Martin Högbom. J Biol Inorg Chem. 2010 Mar.

Abstract

The manganese/iron-carboxylate proteins make up a recently discovered group of proteins that contain a heterodinuclear Mn/Fe redox cofactor. The chemical potential of the heterodinuclear metal site is just starting to be characterized, but available data suggest that it may have capabilities for similarly versatile chemistry as the extensively studied diiron-carboxylate cofactor. The presently identified members of the manganese/iron-carboxylate proteins are all sequence homologues of the radical-generating R2 subunit of class I ribonucleotide reductase, canonically a diiron protein. They are also commonly misannotated as such in databases. In spite of the sequence similarity, the manganese/iron-carboxylate proteins form at least two functionally distinct groups, radical-generating ribonucleotide reductase subunits and ligand-binding Mn/Fe proteins. Here, the presently available sequences for the manganese/iron-carboxylate proteins are gathered, grouped, and analyzed.

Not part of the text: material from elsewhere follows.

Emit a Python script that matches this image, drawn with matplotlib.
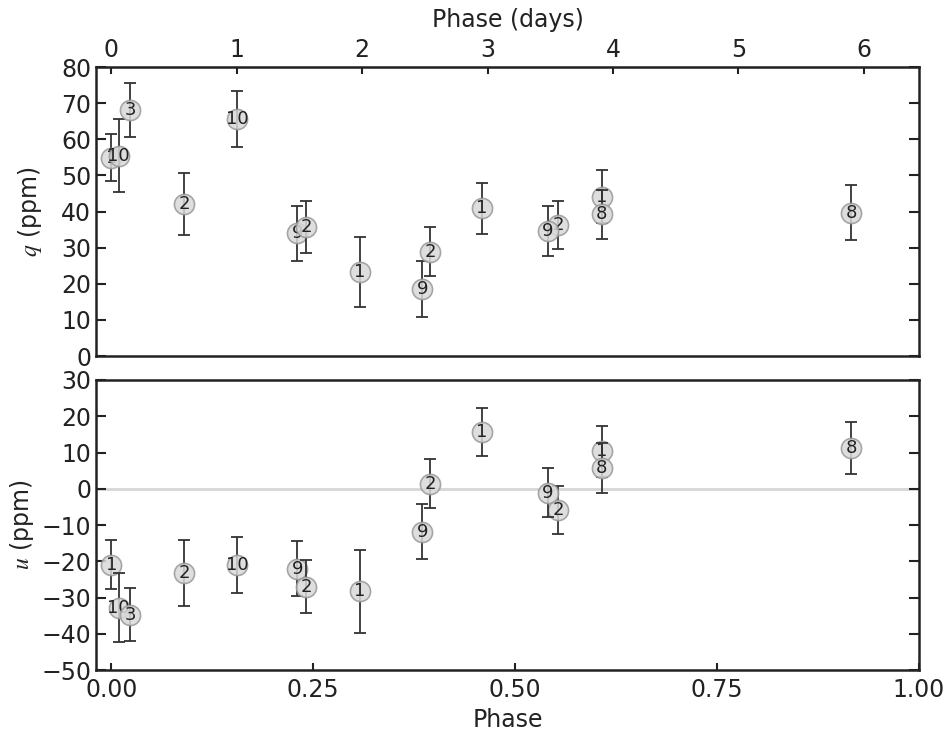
import matplotlib
matplotlib.use("Agg")
import matplotlib.pyplot as plt

# polarimetry per night, phase folded
period = 6.44  # days per phase unit (top axis)

night = ["1", "10", "3", "2", "10", "9", "2", "1", "9", "2", "1", "2", "9", "1", "8", "8"]
phase = [0.000, 0.009, 0.023, 0.090, 0.156, 0.230, 0.241, 0.308, 0.385, 0.395,
         0.459, 0.553, 0.540, 0.607, 0.607, 0.916]
q = [54.9, 55.4, 68.1, 42.0, 65.7, 34.0, 35.8, 23.2, 18.6, 28.9,
     40.9, 36.3, 34.6, 44.1, 39.2, 39.7]
q_err = [6.5, 10.1, 7.4, 8.6, 7.7, 7.6, 7.2, 9.7, 7.8, 6.7,
         7.0, 6.6, 6.9, 7.3, 6.8, 7.7]
u = [-20.9, -32.8, -34.8, -23.3, -21.0, -22.0, -27.0, -28.3, -11.8, 1.4,
     15.6, -5.9, -1.1, 10.3, 5.7, 11.3]
u_err = [6.7, 9.6, 7.3, 9.1, 7.7, 7.6, 7.4, 11.5, 7.6, 6.7,
         6.7, 6.6, 6.8, 7.1, 6.9, 7.2]

day_ticks = [0, 1, 2, 3, 4, 5, 6]

plt.rcParams['mathtext.fontset'] = 'stix'
plt.rcParams['font.size'] = 17

fig = plt.figure(figsize=(9.51, 7.35), dpi=100)
ax1 = fig.add_axes([0.101, 0.5156, 0.8654, 0.3932])
ax2 = fig.add_axes([0.101, 0.0884, 0.8654, 0.3946])


def draw_points(ax, y, yerr):
    for i in range(len(phase)):
        z = 3 + 3 * i
        ax.errorbar(phase[i], y[i], yerr=yerr[i], fmt='none', ecolor='#333333',
                    elinewidth=1.3, capsize=4, capthick=1.3, zorder=z)
        ax.plot(phase[i], y[i], 'o', ms=14.5, mfc='#d9d9d9', mec='#999999',
                mew=1.2, alpha=0.85, zorder=z + 1)
        ax.text(phase[i], y[i], night[i], fontsize=13, color='#222222',
                ha='center', va='center', zorder=z + 2)


def style(ax):
    for s in ax.spines.values():
        s.set_linewidth(1.8)
        s.set_color('#222222')
    ax.tick_params(axis='y', which='both', left=True, right=True,
                   direction='inout', length=7, width=1.5, labelsize=17,
                   colors='#222222')
    ax.tick_params(axis='y', which='both', right=True, direction='in')
    ax.set_xlim(-0.019, 1.0)


draw_points(ax1, q, q_err)
style(ax1)
ax1.set_ylim(0, 80)
ax1.set_yticks(range(0, 81, 10))
ax1.tick_params(axis='x', bottom=False, labelbottom=False)
ax1.set_ylabel(r'$q$ (ppm)', fontsize=17, labelpad=12, color='#222222')

top = ax1.secondary_xaxis('top', functions=(lambda p: p * period, lambda d: d / period))
top.set_xticks(day_ticks)
top.tick_params(direction='in', length=5, width=1.5, labelsize=17, colors='#222222')
top.set_xlabel('Phase (days)', fontsize=17, labelpad=8, color='#222222')

ax2.axhline(0, color='#d6d6d6', lw=2, zorder=1)
draw_points(ax2, u, u_err)
style(ax2)
ax2.set_ylim(-50, 30)
ax2.set_yticks(range(-50, 31, 10))
ax2.set_xticks([0, 0.25, 0.5, 0.75, 1.0])
ax2.set_xticklabels(['0.00', '0.25', '0.50', '0.75', '1.00'])
ax2.tick_params(axis='x', direction='in', length=5, width=1.5, labelsize=17, pad=6,
                colors='#222222')
ax2.set_xlabel('Phase', fontsize=17, labelpad=4, color='#222222')
ax2.set_ylabel(r'$u$ (ppm)', fontsize=17, labelpad=4, color='#222222')

fig.savefig('out.png', dpi=100)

The analysis provides sequence determinants that allow group identification of new sequences on the single-protein level. Key differences between the groups are mapped on the known representative structures, providing clues to the structural prerequisites for metal specificity, cofactor formation, and difference in function. The organisms that encode manganese/iron-carboxylate proteins are briefly discussed; their environmental preference suggests that the Mn/Fe heterodinuclear cofactor is preferred by extremophiles and pathogens with a particularly high relative presence in Archaea.